→ Directions:
Copy each line exactly. Drop every picture.
--- START ---
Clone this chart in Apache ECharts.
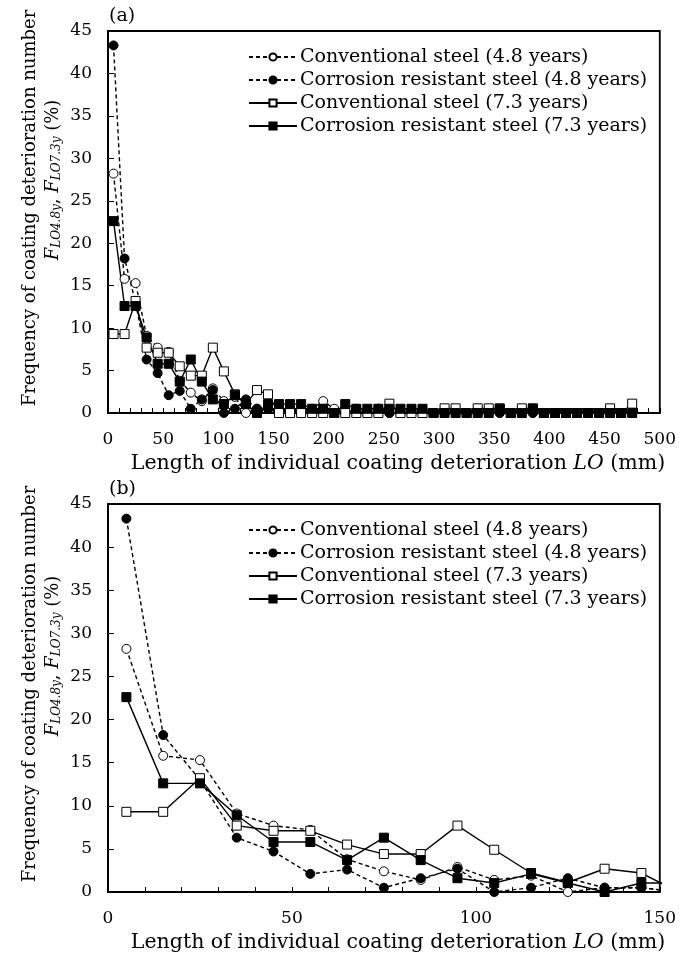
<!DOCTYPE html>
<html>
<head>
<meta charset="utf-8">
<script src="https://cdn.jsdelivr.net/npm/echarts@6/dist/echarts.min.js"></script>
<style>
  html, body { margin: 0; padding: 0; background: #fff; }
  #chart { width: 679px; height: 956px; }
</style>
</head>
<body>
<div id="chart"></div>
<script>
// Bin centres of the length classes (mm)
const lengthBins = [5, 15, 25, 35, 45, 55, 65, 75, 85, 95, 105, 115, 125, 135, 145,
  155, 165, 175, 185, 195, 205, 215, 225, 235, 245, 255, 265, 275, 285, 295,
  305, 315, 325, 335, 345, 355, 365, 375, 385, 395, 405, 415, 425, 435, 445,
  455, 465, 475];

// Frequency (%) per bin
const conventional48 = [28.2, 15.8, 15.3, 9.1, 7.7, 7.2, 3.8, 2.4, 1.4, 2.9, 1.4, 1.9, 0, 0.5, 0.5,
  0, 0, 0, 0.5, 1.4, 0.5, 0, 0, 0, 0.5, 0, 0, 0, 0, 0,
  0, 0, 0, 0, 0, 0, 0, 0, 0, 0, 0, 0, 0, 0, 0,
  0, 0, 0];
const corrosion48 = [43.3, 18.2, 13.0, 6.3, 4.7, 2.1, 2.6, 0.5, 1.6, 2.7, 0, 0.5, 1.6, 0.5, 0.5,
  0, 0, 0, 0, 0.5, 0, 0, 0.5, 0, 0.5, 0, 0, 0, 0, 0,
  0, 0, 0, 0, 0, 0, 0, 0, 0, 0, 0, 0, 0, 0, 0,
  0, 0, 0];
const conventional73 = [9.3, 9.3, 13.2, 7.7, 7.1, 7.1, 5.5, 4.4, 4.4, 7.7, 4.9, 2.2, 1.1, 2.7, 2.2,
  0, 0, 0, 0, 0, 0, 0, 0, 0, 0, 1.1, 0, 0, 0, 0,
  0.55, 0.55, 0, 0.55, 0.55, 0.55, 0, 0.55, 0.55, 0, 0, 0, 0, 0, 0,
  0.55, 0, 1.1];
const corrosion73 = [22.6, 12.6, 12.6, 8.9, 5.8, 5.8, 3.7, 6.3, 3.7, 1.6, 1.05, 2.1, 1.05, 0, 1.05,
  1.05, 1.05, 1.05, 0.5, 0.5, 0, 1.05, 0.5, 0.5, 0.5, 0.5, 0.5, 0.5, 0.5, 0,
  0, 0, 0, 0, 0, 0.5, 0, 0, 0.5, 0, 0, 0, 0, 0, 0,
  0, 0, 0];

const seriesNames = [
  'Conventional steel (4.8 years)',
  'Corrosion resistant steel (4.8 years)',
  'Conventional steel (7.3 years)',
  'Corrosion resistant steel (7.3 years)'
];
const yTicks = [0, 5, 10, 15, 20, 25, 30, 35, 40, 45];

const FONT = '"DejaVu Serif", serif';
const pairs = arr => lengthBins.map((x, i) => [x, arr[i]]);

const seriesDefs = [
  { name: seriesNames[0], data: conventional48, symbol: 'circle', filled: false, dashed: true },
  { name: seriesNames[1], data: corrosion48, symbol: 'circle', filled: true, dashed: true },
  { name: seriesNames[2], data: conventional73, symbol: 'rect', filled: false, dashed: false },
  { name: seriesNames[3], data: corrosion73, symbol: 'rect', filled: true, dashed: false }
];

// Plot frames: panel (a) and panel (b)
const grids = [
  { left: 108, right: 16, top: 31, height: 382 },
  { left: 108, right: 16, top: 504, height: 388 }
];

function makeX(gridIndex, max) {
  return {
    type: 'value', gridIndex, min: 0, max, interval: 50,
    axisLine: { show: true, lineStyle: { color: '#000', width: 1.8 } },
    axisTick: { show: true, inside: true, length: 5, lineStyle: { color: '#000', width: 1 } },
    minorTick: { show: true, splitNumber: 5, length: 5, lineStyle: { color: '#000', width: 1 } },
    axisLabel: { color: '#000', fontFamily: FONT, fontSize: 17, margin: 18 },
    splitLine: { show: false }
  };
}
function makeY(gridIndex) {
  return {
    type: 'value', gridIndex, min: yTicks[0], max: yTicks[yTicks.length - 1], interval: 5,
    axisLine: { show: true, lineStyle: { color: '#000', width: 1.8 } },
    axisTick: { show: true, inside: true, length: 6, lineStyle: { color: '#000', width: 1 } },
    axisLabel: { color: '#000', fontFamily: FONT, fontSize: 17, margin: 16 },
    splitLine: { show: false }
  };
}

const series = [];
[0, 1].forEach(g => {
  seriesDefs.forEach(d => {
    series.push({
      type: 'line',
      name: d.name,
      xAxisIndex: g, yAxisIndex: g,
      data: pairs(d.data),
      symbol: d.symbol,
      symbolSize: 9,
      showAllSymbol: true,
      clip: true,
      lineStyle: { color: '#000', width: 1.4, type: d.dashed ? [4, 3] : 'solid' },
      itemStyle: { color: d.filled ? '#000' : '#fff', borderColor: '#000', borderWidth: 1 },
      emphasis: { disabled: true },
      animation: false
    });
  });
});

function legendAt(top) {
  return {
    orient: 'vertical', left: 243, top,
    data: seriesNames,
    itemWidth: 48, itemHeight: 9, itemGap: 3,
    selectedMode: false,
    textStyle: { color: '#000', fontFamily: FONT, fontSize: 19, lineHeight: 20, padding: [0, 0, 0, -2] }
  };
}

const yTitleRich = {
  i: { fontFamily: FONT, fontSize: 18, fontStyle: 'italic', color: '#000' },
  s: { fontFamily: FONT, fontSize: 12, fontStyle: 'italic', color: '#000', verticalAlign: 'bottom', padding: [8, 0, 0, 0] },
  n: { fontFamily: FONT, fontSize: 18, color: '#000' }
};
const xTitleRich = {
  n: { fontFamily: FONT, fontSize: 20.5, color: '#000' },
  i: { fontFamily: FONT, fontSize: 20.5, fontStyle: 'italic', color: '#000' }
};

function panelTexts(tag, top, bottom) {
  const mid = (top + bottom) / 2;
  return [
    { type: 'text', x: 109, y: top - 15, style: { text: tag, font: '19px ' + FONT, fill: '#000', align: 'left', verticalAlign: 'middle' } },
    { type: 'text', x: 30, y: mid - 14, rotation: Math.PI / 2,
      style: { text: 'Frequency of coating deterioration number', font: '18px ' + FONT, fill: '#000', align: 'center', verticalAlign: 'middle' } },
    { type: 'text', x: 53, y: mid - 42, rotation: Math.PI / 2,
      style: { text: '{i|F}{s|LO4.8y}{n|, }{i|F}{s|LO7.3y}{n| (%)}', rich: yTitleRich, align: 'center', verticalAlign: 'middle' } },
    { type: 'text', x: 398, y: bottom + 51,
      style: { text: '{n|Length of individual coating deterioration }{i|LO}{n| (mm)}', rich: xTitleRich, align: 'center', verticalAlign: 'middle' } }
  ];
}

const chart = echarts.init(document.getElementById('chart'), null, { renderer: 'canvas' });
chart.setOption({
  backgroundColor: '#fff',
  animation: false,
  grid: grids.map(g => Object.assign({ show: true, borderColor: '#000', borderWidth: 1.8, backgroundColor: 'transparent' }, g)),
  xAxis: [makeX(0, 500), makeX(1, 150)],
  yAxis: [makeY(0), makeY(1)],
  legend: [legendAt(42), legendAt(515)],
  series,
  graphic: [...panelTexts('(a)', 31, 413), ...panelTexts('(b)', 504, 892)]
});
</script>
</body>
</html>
--- END ---
→ Response to the exercise:
Clone this chart in Apache ECharts.
<!DOCTYPE html>
<html>
<head>
<meta charset="utf-8">
<script src="https://cdn.jsdelivr.net/npm/echarts@6/dist/echarts.min.js"></script>
<style>
  html, body { margin: 0; padding: 0; background: #fff; }
  #chart { width: 679px; height: 956px; }
</style>
</head>
<body>
<div id="chart"></div>
<script>
// Bin centres of the length classes (mm)
const lengthBins = [5, 15, 25, 35, 45, 55, 65, 75, 85, 95, 105, 115, 125, 135, 145,
  155, 165, 175, 185, 195, 205, 215, 225, 235, 245, 255, 265, 275, 285, 295,
  305, 315, 325, 335, 345, 355, 365, 375, 385, 395, 405, 415, 425, 435, 445,
  455, 465, 475];

// Frequency (%) per bin
const conventional48 = [28.2, 15.8, 15.3, 9.1, 7.7, 7.2, 3.8, 2.4, 1.4, 2.9, 1.4, 1.9, 0, 0.5, 0.5,
  0, 0, 0, 0.5, 1.4, 0.5, 0, 0, 0, 0.5, 0, 0, 0, 0, 0,
  0, 0, 0, 0, 0, 0, 0, 0, 0, 0, 0, 0, 0, 0, 0,
  0, 0, 0];
const corrosion48 = [43.3, 18.2, 13.0, 6.3, 4.7, 2.1, 2.6, 0.5, 1.6, 2.7, 0, 0.5, 1.6, 0.5, 0.5,
  0, 0, 0, 0, 0.5, 0, 0, 0.5, 0, 0.5, 0, 0, 0, 0, 0,
  0, 0, 0, 0, 0, 0, 0, 0, 0, 0, 0, 0, 0, 0, 0,
  0, 0, 0];
const conventional73 = [9.3, 9.3, 13.2, 7.7, 7.1, 7.1, 5.5, 4.4, 4.4, 7.7, 4.9, 2.2, 1.1, 2.7, 2.2,
  0, 0, 0, 0, 0, 0, 0, 0, 0, 0, 1.1, 0, 0, 0, 0,
  0.55, 0.55, 0, 0.55, 0.55, 0.55, 0, 0.55, 0.55, 0, 0, 0, 0, 0, 0,
  0.55, 0, 1.1];
const corrosion73 = [22.6, 12.6, 12.6, 8.9, 5.8, 5.8, 3.7, 6.3, 3.7, 1.6, 1.05, 2.1, 1.05, 0, 1.05,
  1.05, 1.05, 1.05, 0.5, 0.5, 0, 1.05, 0.5, 0.5, 0.5, 0.5, 0.5, 0.5, 0.5, 0,
  0, 0, 0, 0, 0, 0.5, 0, 0, 0.5, 0, 0, 0, 0, 0, 0,
  0, 0, 0];

const seriesNames = [
  'Conventional steel (4.8 years)',
  'Corrosion resistant steel (4.8 years)',
  'Conventional steel (7.3 years)',
  'Corrosion resistant steel (7.3 years)'
];
const yTicks = [0, 5, 10, 15, 20, 25, 30, 35, 40, 45];

const FONT = '"DejaVu Serif", serif';
const pairs = arr => lengthBins.map((x, i) => [x, arr[i]]);

const seriesDefs = [
  { name: seriesNames[0], data: conventional48, symbol: 'circle', filled: false, dashed: true },
  { name: seriesNames[1], data: corrosion48, symbol: 'circle', filled: true, dashed: true },
  { name: seriesNames[2], data: conventional73, symbol: 'rect', filled: false, dashed: false },
  { name: seriesNames[3], data: corrosion73, symbol: 'rect', filled: true, dashed: false }
];

// Plot frames: panel (a) and panel (b)
const grids = [
  { left: 108, right: 16, top: 31, height: 382 },
  { left: 108, right: 16, top: 504, height: 388 }
];

function makeX(gridIndex, max) {
  return {
    type: 'value', gridIndex, min: 0, max, interval: 50,
    axisLine: { show: true, lineStyle: { color: '#000', width: 1.8 } },
    axisTick: { show: true, inside: true, length: 5, lineStyle: { color: '#000', width: 1 } },
    minorTick: { show: true, splitNumber: 5, length: 5, lineStyle: { color: '#000', width: 1 } },
    axisLabel: { color: '#000', fontFamily: FONT, fontSize: 17, margin: 18 },
    splitLine: { show: false }
  };
}
function makeY(gridIndex) {
  return {
    type: 'value', gridIndex, min: yTicks[0], max: yTicks[yTicks.length - 1], interval: 5,
    axisLine: { show: true, lineStyle: { color: '#000', width: 1.8 } },
    axisTick: { show: true, inside: true, length: 6, lineStyle: { color: '#000', width: 1 } },
    axisLabel: { color: '#000', fontFamily: FONT, fontSize: 17, margin: 16 },
    splitLine: { show: false }
  };
}

const series = [];
[0, 1].forEach(g => {
  seriesDefs.forEach(d => {
    series.push({
      type: 'line',
      name: d.name,
      xAxisIndex: g, yAxisIndex: g,
      data: pairs(d.data),
      symbol: d.symbol,
      symbolSize: 9,
      showAllSymbol: true,
      clip: true,
      lineStyle: { color: '#000', width: 1.4, type: d.dashed ? [4, 3] : 'solid' },
      itemStyle: { color: d.filled ? '#000' : '#fff', borderColor: '#000', borderWidth: 1 },
      emphasis: { disabled: true },
      animation: false
    });
  });
});

function legendAt(top) {
  return {
    orient: 'vertical', left: 243, top,
    data: seriesNames,
    itemWidth: 48, itemHeight: 9, itemGap: 3,
    selectedMode: false,
    textStyle: { color: '#000', fontFamily: FONT, fontSize: 19, lineHeight: 20, padding: [0, 0, 0, -2] }
  };
}

const yTitleRich = {
  i: { fontFamily: FONT, fontSize: 18, fontStyle: 'italic', color: '#000' },
  s: { fontFamily: FONT, fontSize: 12, fontStyle: 'italic', color: '#000', verticalAlign: 'bottom', padding: [8, 0, 0, 0] },
  n: { fontFamily: FONT, fontSize: 18, color: '#000' }
};
const xTitleRich = {
  n: { fontFamily: FONT, fontSize: 20.5, color: '#000' },
  i: { fontFamily: FONT, fontSize: 20.5, fontStyle: 'italic', color: '#000' }
};

function panelTexts(tag, top, bottom) {
  const mid = (top + bottom) / 2;
  return [
    { type: 'text', x: 109, y: top - 15, style: { text: tag, font: '19px ' + FONT, fill: '#000', align: 'left', verticalAlign: 'middle' } },
    { type: 'text', x: 30, y: mid - 14, rotation: Math.PI / 2,
      style: { text: 'Frequency of coating deterioration number', font: '18px ' + FONT, fill: '#000', align: 'center', verticalAlign: 'middle' } },
    { type: 'text', x: 53, y: mid - 42, rotation: Math.PI / 2,
      style: { text: '{i|F}{s|LO4.8y}{n|, }{i|F}{s|LO7.3y}{n| (%)}', rich: yTitleRich, align: 'center', verticalAlign: 'middle' } },
    { type: 'text', x: 398, y: bottom + 51,
      style: { text: '{n|Length of individual coating deterioration }{i|LO}{n| (mm)}', rich: xTitleRich, align: 'center', verticalAlign: 'middle' } }
  ];
}

const chart = echarts.init(document.getElementById('chart'), null, { renderer: 'canvas' });
chart.setOption({
  backgroundColor: '#fff',
  animation: false,
  grid: grids.map(g => Object.assign({ show: true, borderColor: '#000', borderWidth: 1.8, backgroundColor: 'transparent' }, g)),
  xAxis: [makeX(0, 500), makeX(1, 150)],
  yAxis: [makeY(0), makeY(1)],
  legend: [legendAt(42), legendAt(515)],
  series,
  graphic: [...panelTexts('(a)', 31, 413), ...panelTexts('(b)', 504, 892)]
});
</script>
</body>
</html>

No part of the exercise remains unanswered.